Return the material word for word. Do not include the pictures.
....................
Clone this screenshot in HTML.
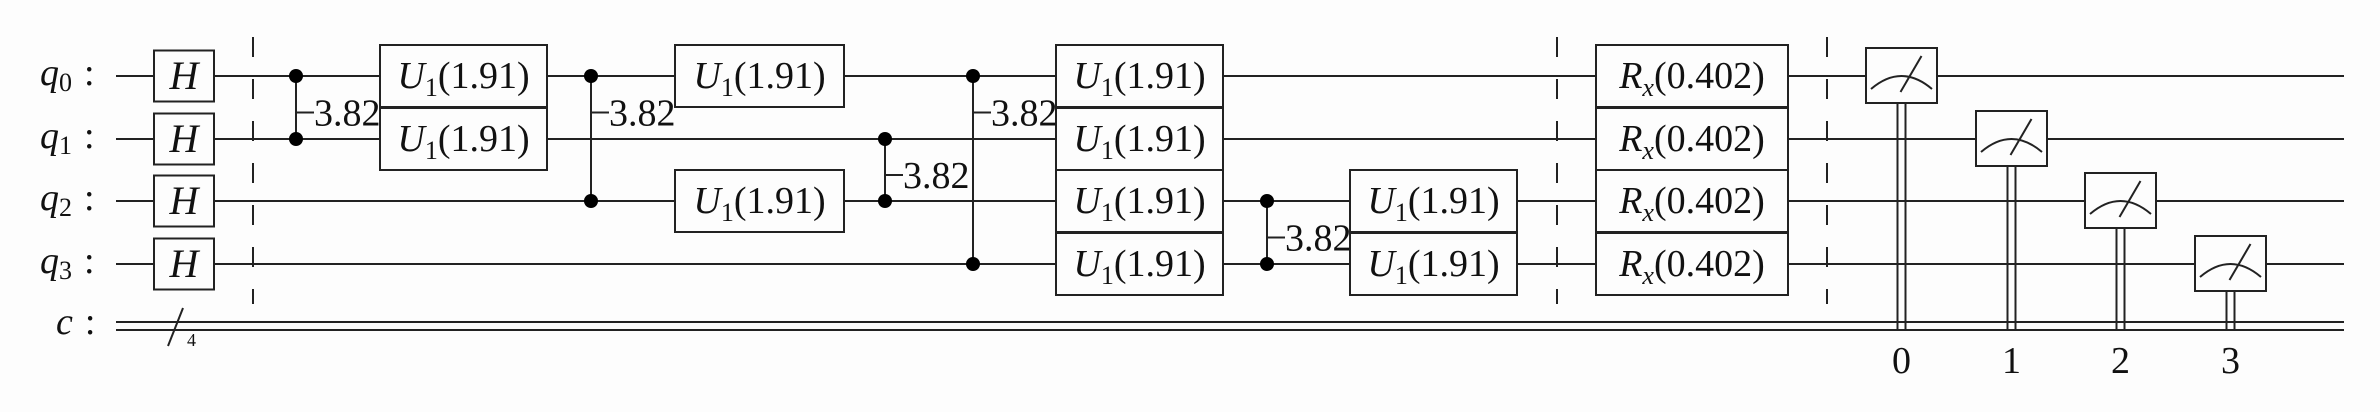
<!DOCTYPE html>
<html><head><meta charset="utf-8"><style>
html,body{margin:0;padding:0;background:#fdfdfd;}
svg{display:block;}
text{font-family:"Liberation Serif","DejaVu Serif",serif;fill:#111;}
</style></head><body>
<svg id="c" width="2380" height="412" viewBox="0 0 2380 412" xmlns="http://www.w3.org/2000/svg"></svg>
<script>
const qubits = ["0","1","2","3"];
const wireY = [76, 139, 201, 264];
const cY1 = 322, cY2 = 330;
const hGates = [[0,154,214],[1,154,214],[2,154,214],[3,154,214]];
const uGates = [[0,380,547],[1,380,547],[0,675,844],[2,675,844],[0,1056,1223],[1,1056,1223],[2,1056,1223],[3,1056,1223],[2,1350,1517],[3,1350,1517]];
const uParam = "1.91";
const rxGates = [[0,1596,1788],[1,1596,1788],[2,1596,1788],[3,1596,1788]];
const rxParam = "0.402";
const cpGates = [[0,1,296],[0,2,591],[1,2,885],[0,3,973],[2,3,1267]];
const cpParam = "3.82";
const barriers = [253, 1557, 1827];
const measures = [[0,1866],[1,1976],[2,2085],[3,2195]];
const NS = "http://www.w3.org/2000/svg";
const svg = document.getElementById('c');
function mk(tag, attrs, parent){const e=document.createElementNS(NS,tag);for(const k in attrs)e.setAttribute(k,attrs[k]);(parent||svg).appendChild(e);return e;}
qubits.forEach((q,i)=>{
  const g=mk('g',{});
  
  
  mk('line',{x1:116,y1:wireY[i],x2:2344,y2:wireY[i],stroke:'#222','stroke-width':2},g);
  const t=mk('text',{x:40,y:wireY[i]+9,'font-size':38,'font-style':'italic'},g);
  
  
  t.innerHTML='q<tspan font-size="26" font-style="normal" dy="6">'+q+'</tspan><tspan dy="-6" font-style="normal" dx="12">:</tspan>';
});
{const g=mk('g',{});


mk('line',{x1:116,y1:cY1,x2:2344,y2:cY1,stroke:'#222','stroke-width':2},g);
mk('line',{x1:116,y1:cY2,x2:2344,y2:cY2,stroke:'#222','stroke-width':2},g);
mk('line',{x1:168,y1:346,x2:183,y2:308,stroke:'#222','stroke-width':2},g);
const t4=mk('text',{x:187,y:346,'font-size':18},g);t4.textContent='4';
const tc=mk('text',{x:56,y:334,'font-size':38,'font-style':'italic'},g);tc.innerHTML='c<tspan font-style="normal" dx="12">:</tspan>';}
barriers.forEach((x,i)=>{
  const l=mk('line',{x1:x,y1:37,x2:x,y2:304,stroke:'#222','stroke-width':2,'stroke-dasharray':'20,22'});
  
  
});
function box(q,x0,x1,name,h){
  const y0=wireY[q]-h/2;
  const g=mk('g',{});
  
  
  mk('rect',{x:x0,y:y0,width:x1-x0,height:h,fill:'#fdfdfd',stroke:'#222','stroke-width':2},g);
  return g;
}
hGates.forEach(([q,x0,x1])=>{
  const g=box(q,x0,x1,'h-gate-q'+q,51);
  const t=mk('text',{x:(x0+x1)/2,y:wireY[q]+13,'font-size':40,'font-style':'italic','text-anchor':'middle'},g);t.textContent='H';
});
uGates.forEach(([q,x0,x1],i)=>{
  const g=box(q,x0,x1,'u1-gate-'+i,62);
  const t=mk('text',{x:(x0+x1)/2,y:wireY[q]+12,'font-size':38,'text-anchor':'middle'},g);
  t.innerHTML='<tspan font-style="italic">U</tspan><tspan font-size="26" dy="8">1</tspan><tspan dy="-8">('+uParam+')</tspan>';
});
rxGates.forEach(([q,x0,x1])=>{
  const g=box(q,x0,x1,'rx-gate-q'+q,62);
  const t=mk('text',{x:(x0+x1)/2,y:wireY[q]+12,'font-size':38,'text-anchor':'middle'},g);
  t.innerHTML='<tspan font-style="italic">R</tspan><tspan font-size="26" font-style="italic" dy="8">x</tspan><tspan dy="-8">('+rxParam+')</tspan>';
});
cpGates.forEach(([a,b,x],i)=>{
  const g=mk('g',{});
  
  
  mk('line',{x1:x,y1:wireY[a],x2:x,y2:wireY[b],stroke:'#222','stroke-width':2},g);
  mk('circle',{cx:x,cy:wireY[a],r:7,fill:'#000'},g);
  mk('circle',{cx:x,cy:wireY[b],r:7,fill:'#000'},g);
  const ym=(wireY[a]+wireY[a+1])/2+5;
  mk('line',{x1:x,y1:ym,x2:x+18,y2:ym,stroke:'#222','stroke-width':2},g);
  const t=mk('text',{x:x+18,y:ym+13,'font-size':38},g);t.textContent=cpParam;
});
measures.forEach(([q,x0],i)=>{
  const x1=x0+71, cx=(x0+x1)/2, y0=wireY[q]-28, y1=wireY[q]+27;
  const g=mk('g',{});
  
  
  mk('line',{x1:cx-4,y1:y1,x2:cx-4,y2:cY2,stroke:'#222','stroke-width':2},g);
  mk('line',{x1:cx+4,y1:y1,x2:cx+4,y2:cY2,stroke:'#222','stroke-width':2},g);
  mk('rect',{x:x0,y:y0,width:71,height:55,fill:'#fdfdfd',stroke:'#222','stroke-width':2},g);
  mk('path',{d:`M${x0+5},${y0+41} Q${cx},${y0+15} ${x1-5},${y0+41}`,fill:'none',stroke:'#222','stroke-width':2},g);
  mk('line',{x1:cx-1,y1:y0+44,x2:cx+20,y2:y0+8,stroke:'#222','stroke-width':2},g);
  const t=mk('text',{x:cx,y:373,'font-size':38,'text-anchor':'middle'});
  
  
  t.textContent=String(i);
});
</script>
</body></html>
....................
# Solution for this exercise
Clone this screenshot in HTML.
<!DOCTYPE html>
<html><head><meta charset="utf-8"><style>
html,body{margin:0;padding:0;background:#fdfdfd;}
svg{display:block;}
text{font-family:"Liberation Serif","DejaVu Serif",serif;fill:#111;}
</style></head><body>
<svg id="c" width="2380" height="412" viewBox="0 0 2380 412" xmlns="http://www.w3.org/2000/svg"></svg>
<script>
const qubits = ["0","1","2","3"];
const wireY = [76, 139, 201, 264];
const cY1 = 322, cY2 = 330;
const hGates = [[0,154,214],[1,154,214],[2,154,214],[3,154,214]];
const uGates = [[0,380,547],[1,380,547],[0,675,844],[2,675,844],[0,1056,1223],[1,1056,1223],[2,1056,1223],[3,1056,1223],[2,1350,1517],[3,1350,1517]];
const uParam = "1.91";
const rxGates = [[0,1596,1788],[1,1596,1788],[2,1596,1788],[3,1596,1788]];
const rxParam = "0.402";
const cpGates = [[0,1,296],[0,2,591],[1,2,885],[0,3,973],[2,3,1267]];
const cpParam = "3.82";
const barriers = [253, 1557, 1827];
const measures = [[0,1866],[1,1976],[2,2085],[3,2195]];
const NS = "http://www.w3.org/2000/svg";
const svg = document.getElementById('c');
function mk(tag, attrs, parent){const e=document.createElementNS(NS,tag);for(const k in attrs)e.setAttribute(k,attrs[k]);(parent||svg).appendChild(e);return e;}
qubits.forEach((q,i)=>{
  const g=mk('g',{});
  
  
  mk('line',{x1:116,y1:wireY[i],x2:2344,y2:wireY[i],stroke:'#222','stroke-width':2},g);
  const t=mk('text',{x:40,y:wireY[i]+9,'font-size':38,'font-style':'italic'},g);
  
  
  t.innerHTML='q<tspan font-size="26" font-style="normal" dy="6">'+q+'</tspan><tspan dy="-6" font-style="normal" dx="12">:</tspan>';
});
{const g=mk('g',{});


mk('line',{x1:116,y1:cY1,x2:2344,y2:cY1,stroke:'#222','stroke-width':2},g);
mk('line',{x1:116,y1:cY2,x2:2344,y2:cY2,stroke:'#222','stroke-width':2},g);
mk('line',{x1:168,y1:346,x2:183,y2:308,stroke:'#222','stroke-width':2},g);
const t4=mk('text',{x:187,y:346,'font-size':18},g);t4.textContent='4';
const tc=mk('text',{x:56,y:334,'font-size':38,'font-style':'italic'},g);tc.innerHTML='c<tspan font-style="normal" dx="12">:</tspan>';}
barriers.forEach((x,i)=>{
  const l=mk('line',{x1:x,y1:37,x2:x,y2:304,stroke:'#222','stroke-width':2,'stroke-dasharray':'20,22'});
  
  
});
function box(q,x0,x1,name,h){
  const y0=wireY[q]-h/2;
  const g=mk('g',{});
  
  
  mk('rect',{x:x0,y:y0,width:x1-x0,height:h,fill:'#fdfdfd',stroke:'#222','stroke-width':2},g);
  return g;
}
hGates.forEach(([q,x0,x1])=>{
  const g=box(q,x0,x1,'h-gate-q'+q,51);
  const t=mk('text',{x:(x0+x1)/2,y:wireY[q]+13,'font-size':40,'font-style':'italic','text-anchor':'middle'},g);t.textContent='H';
});
uGates.forEach(([q,x0,x1],i)=>{
  const g=box(q,x0,x1,'u1-gate-'+i,62);
  const t=mk('text',{x:(x0+x1)/2,y:wireY[q]+12,'font-size':38,'text-anchor':'middle'},g);
  t.innerHTML='<tspan font-style="italic">U</tspan><tspan font-size="26" dy="8">1</tspan><tspan dy="-8">('+uParam+')</tspan>';
});
rxGates.forEach(([q,x0,x1])=>{
  const g=box(q,x0,x1,'rx-gate-q'+q,62);
  const t=mk('text',{x:(x0+x1)/2,y:wireY[q]+12,'font-size':38,'text-anchor':'middle'},g);
  t.innerHTML='<tspan font-style="italic">R</tspan><tspan font-size="26" font-style="italic" dy="8">x</tspan><tspan dy="-8">('+rxParam+')</tspan>';
});
cpGates.forEach(([a,b,x],i)=>{
  const g=mk('g',{});
  
  
  mk('line',{x1:x,y1:wireY[a],x2:x,y2:wireY[b],stroke:'#222','stroke-width':2},g);
  mk('circle',{cx:x,cy:wireY[a],r:7,fill:'#000'},g);
  mk('circle',{cx:x,cy:wireY[b],r:7,fill:'#000'},g);
  const ym=(wireY[a]+wireY[a+1])/2+5;
  mk('line',{x1:x,y1:ym,x2:x+18,y2:ym,stroke:'#222','stroke-width':2},g);
  const t=mk('text',{x:x+18,y:ym+13,'font-size':38},g);t.textContent=cpParam;
});
measures.forEach(([q,x0],i)=>{
  const x1=x0+71, cx=(x0+x1)/2, y0=wireY[q]-28, y1=wireY[q]+27;
  const g=mk('g',{});
  
  
  mk('line',{x1:cx-4,y1:y1,x2:cx-4,y2:cY2,stroke:'#222','stroke-width':2},g);
  mk('line',{x1:cx+4,y1:y1,x2:cx+4,y2:cY2,stroke:'#222','stroke-width':2},g);
  mk('rect',{x:x0,y:y0,width:71,height:55,fill:'#fdfdfd',stroke:'#222','stroke-width':2},g);
  mk('path',{d:`M${x0+5},${y0+41} Q${cx},${y0+15} ${x1-5},${y0+41}`,fill:'none',stroke:'#222','stroke-width':2},g);
  mk('line',{x1:cx-1,y1:y0+44,x2:cx+20,y2:y0+8,stroke:'#222','stroke-width':2},g);
  const t=mk('text',{x:cx,y:373,'font-size':38,'text-anchor':'middle'});
  
  
  t.textContent=String(i);
});
</script>
</body></html>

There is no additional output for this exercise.